A reader asked me what I think about therefor. Here’s my equivocal answer:
In MSCD 12.99 I note that here– and there– words such as herein and thereunder are dreary legalese. That’s why I use in this agreement instead of herein. But sometimes, a there– word allows you to avoid long-winded repetition.
Looking more closely at therefor suggests another wrinkle to there– words. In most cases, omitting therefor wouldn’t confuse the reasonable reader, as it’s clear from the context what’s being referred to. Consider the following crappy language, which I culled from EDGAR while wearing a HazMat suit:
A Participant required to sell any Depositary Receipts pursuant to this Section 6(b), shall be entitled to receive in exchange [therefor] the purchase price per Depositary Receipt received by the Majority Institutional Investors with respect to their Depositary Receipts in such transaction ….

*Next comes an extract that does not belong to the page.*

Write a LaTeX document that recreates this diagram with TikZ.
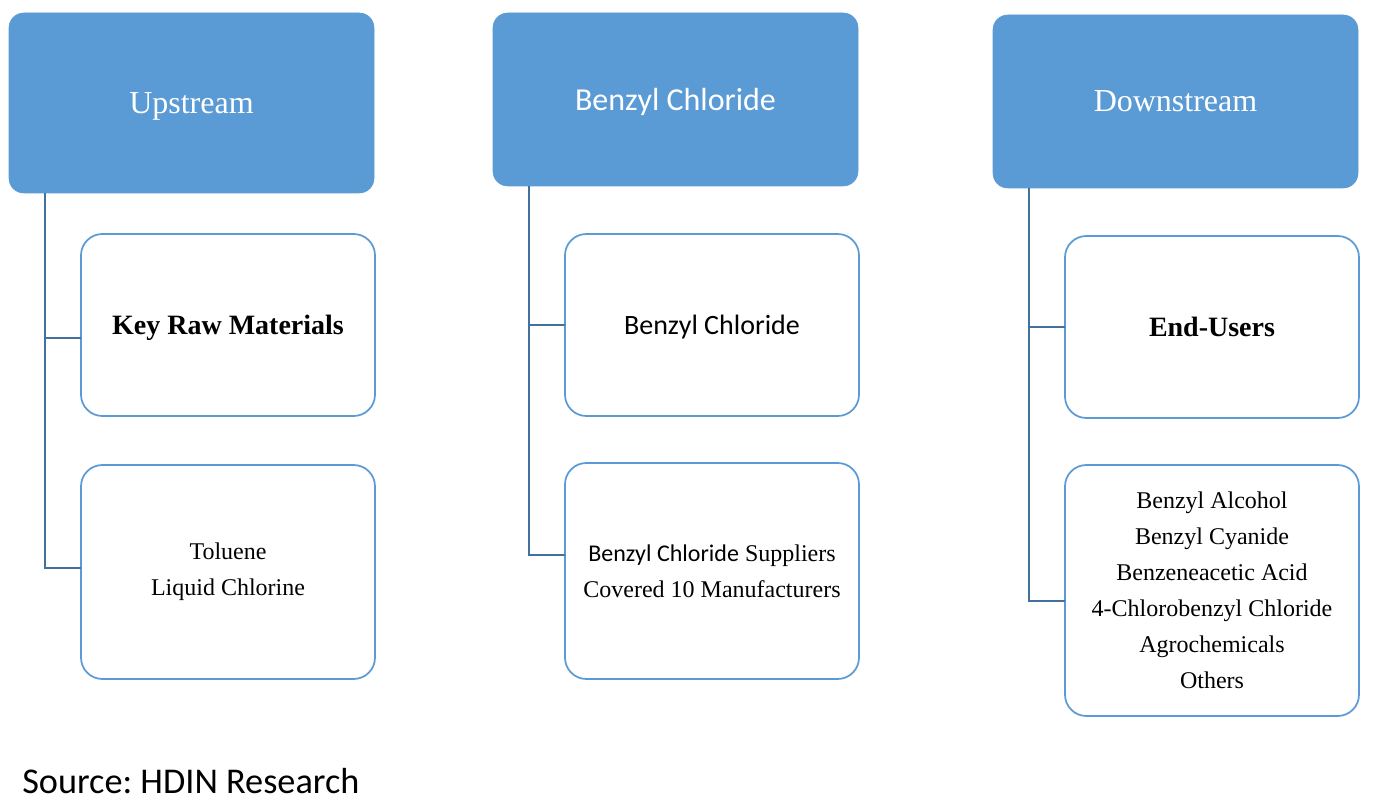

“Equipment”: Includes, without limitation, “equipment” as defined in the UCC, and also all furniture, store fixtures, motor vehicles, rolling stock, machinery, office equipment, plant equipment, tools, dies, molds, and other goods, property, and assets which are used and/or were purchased for use in the operation or furtherance of any Guarantor’s business, and any and all accessions or additions thereto, and substitutions [therefor].
Each Agreement shall include the terms of any right of the Company to restrict or reacquire the Shares subject to the Stock Grant, including the time or attainment of Performance Goals upon which such rights shall accrue and the purchase price [therefor], if any.

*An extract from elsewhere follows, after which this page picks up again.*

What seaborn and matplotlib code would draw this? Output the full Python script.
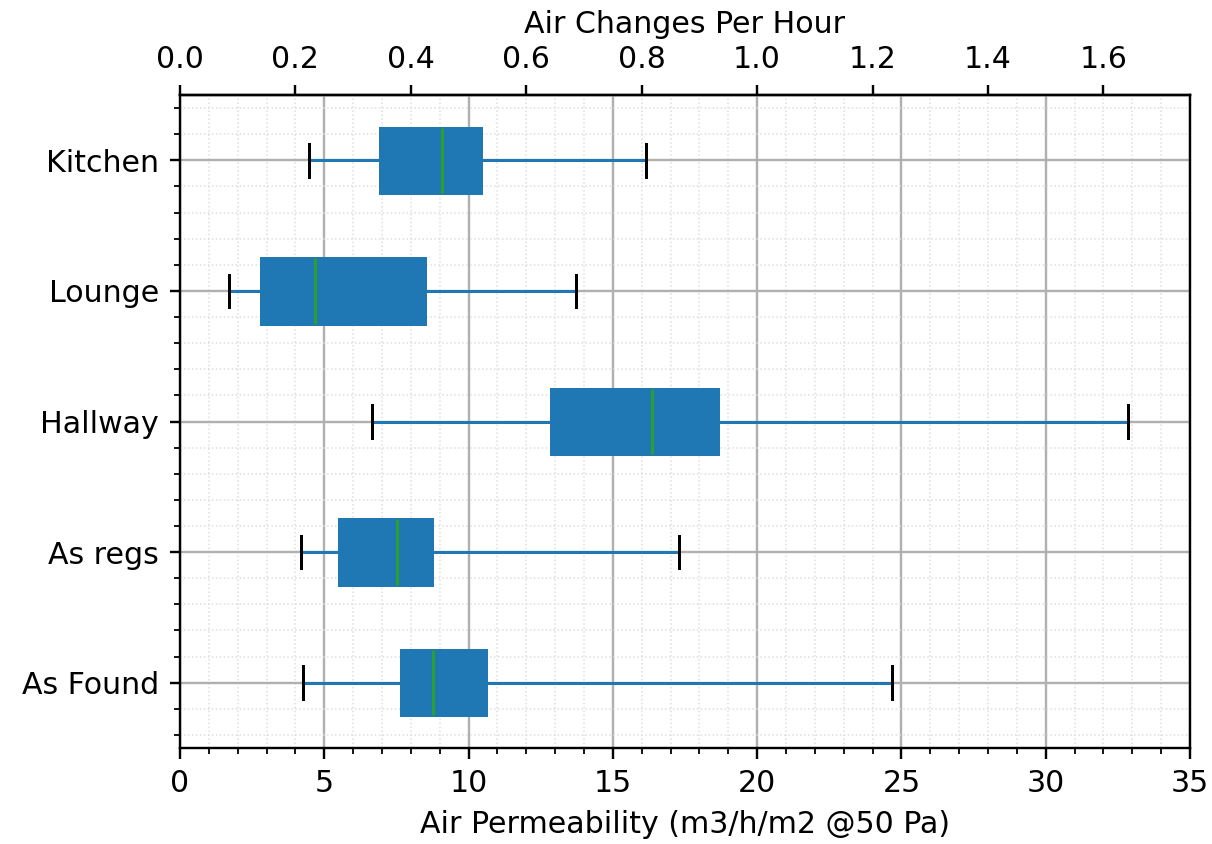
import numpy as np
import pandas as pd
import matplotlib
matplotlib.use('Agg')
import matplotlib.pyplot as plt
import seaborn as sns
from matplotlib.ticker import MultipleLocator

# Five-number summaries (min, Q1, median, Q3, max)
rooms = ['Kitchen', 'Lounge', 'Hallway', 'As regs', 'As Found']
lows = [4.47, 1.70, 6.65, 4.19, 4.26]
q1s = [6.93, 2.81, 12.86, 5.51, 7.66]
medians = [9.08, 4.68, 16.36, 7.52, 8.77]
q3s = [10.43, 8.49, 18.64, 8.73, 10.60]
highs = [16.15, 13.72, 32.85, 17.29, 24.67]

# 5 points per room -> quartiles come out exactly as read
rows = []
for i, room in enumerate(rooms):
    for v in (lows[i], q1s[i], medians[i], q3s[i], highs[i]):
        rows.append({'room': room, 'value': v})
df = pd.DataFrame(rows)

DPI = 216
fig, ax = plt.subplots(figsize=(1212 / DPI, 844 / DPI), dpi=DPI)
fig.subplots_adjust(left=0.1485, right=0.9818, top=0.8874, bottom=0.1137)

blue = '#1f77b4'
sns.boxplot(data=df, x='value', y='room', order=rooms, orient='h',
            whis=(0, 100), width=0.5, color=blue, saturation=1,
            linecolor=blue, linewidth=1, showfliers=False,
            medianprops={'color': '#2ca02c'},
            capprops={'color': 'black'},
            whiskerprops={'color': blue},
            ax=ax)

ax.set_xlim(0, 35)
ax.set_ylim(4.5, -0.5)
ax.xaxis.set_major_locator(MultipleLocator(5))
ax.xaxis.set_minor_locator(MultipleLocator(1))
ax.yaxis.set_minor_locator(MultipleLocator(0.2))
ax.set_axisbelow(True)
ax.grid(which='major', color='#b0b0b0', linewidth=0.8)
ax.grid(which='minor', color='#dddddd', linestyle=':', linewidth=0.5)
for s in ax.spines.values():
    s.set_visible(True)
    s.set_color('black')

ax.set_xlabel('Air Permeability (m3/h/m2 @50 Pa)', fontsize=10)
ax.set_ylabel('')
ax.tick_params(labelsize=10)

# top axis: air changes per hour (= permeability / 20)
top = ax.secondary_xaxis('top', functions=(lambda x: x / 20, lambda x: x * 20))
top.set_xticks(np.round(np.arange(0, 1.61, 0.2), 1))
top.set_xlabel('Air Changes Per Hour', fontsize=10)
top.tick_params(labelsize=10)

plt.savefig('out.png', dpi=DPI)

An option (or any part or installment thereof), to the extent then exercisable, shall be exercised by giving written notice to the Company, at the address and in the form established by the Committee and accompanied by payment in full of the aggregate exercise price [therefor] (a) in cash or by certified check or (b) in such other form as the Committee may approve.
A merger, consolidation, or sale by the Company of all or substantially all of its assets, in which the Company is not the surviving corporation, except as set forth below or in the Agreement, the options granted hereunder as of the date of such event shall continue to be outstanding and the optionee shall be entitled to receive in exchange [therefor] an option in the surviving corporation for the same number of shares of stock of the surviving corporation as he would have been entitled to receive ….

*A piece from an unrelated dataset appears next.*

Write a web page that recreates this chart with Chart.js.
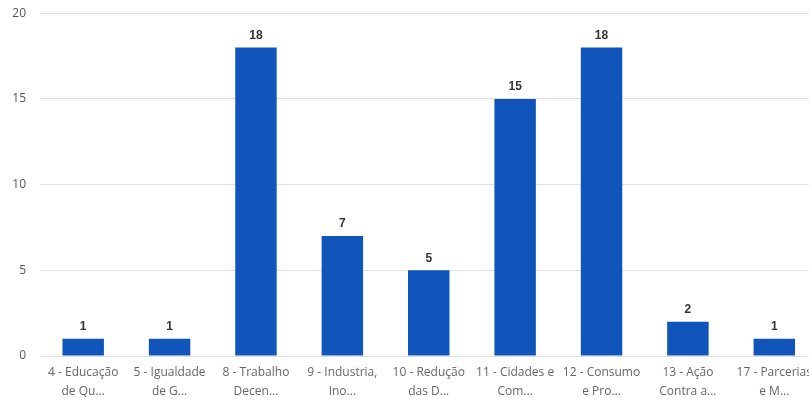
<!DOCTYPE html>
<html>
<head>
<meta charset="utf-8">
<script src="https://cdn.jsdelivr.net/npm/chart.js@4/dist/chart.umd.min.js"></script>
<style>
html, body { margin: 0; padding: 0; background: #fff; overflow: hidden; }
#wrap { width: 819px; height: 424px; position: relative; top: -8px; }
</style>
</head>
<body>
<div id="wrap"><canvas id="odsChart"></canvas></div>
<script>
var categorias = [
	["4 - Educação", "de Qu..."],
	["5 - Igualdade", "de G..."],
	["8 - Trabalho", "Decen..."],
	["9 - Industria,", "Ino..."],
	["10 - Redução", "das D..."],
	["11 - Cidades e", "Com..."],
	["12 - Consumo", "e Pro..."],
	["13 - Ação", "Contra a..."],
	["17 - Parcerias", "e M..."]
];
var valores = [1, 1, 18, 7, 5, 15, 18, 2, 1];
var ticksY = [0, 5, 10, 15, 20];

// escreve o valor em cima de cada barra
var rotulos = {
	id: "rotulos",
	afterDatasetsDraw: function(chart) {
		var ctx = chart.ctx;
		var meta = chart.getDatasetMeta(0);
		ctx.save();
		ctx.font = "bold 12px 'Liberation Sans', Arial, sans-serif";
		ctx.fillStyle = "#333";
		ctx.textAlign = "center";
		ctx.textBaseline = "bottom";
		meta.data.forEach(function(bar, i) {
			ctx.fillText(valores[i], bar.x, bar.y - 6);
		});
		ctx.restore();
	}
};

var popCanvas = document.getElementById("odsChart");
var barChart = new Chart(popCanvas, {
	type: 'bar',
	data: {
		labels: categorias,
		datasets: [{
			data: valores,
			backgroundColor: '#1155bb',
			barPercentage: 0.48,
			categoryPercentage: 1
		}]
	},
	options: {
		responsive: true,
		maintainAspectRatio: false,
		animation: false,
		layout: { padding: { top: 5, right: 0, left: 0, bottom: 0 } },
		plugins: { legend: { display: false }, tooltip: { enabled: false } },
		scales: {
			x: {
				grid: { display: false, drawTicks: false },
				border: { display: false },
				ticks: {
					color: '#666',
					font: { family: "'Open Sans', sans-serif", size: 12, lineHeight: 1.6 },
					maxRotation: 0,
					autoSkip: false,
					padding: 7
				},
				afterFit: function(scale) { scale.height = 60; }
			},
			y: {
				min: 0,
				max: 20,
				afterBuildTicks: function(scale) {
					scale.ticks = ticksY.map(function(v) { return { value: v }; });
				},
				grid: { color: '#e1e1e1', drawTicks: false },
				border: { display: false },
				ticks: {
					color: '#555',
					font: { family: "'Open Sans', sans-serif", size: 12 },
					padding: 14
				},
				afterFit: function(scale) { scale.width = 40; }
			}
		}
	},
	plugins: [rotulos]
});
</script>
</body>
</html>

I think it’s safe to omit therefor from each of the above examples. But in the interest of being explicit, I might be inclined to keep it in, or to use instead a full prepositional phrase. I haven’t yet made up my mind. What do you think?
4 thoughts on ““Therefor””
One big problem with therefor is the number of people who write "therefore" when they mean "therefor."
And I disagree with your thinking about the second example. "Substitutions" without some modifier just seems to missing something. In addition the previous phrase with thereto makes the use of therefor nicely parallel, although I suppose you could argue the thereto is also superfluous.
Richard: Yes, I'd also get rid of "thereto."
People do confuse "therefore" and "therefor." I had planned to check for that on EDGAR, but Lexis didn't allow me to search for "therefore."
More than once in negotiations, a "therefor" in my draft has been changed, wrongly, to "therefore". I suspect one reason may be that the Word spell-checker doesn't recognise the word. But it must also imply that people aren't familiar with the word.
Although I try to avoid this type of word, occasionally it seems right in context.
In my practice, "therefor" and other terms such as "herein" can be omitted 99% of the time. I'm a fan of striking any extra words. (I also have the experience of being yelled at by a federal judge, early in my career, for being too wordy.)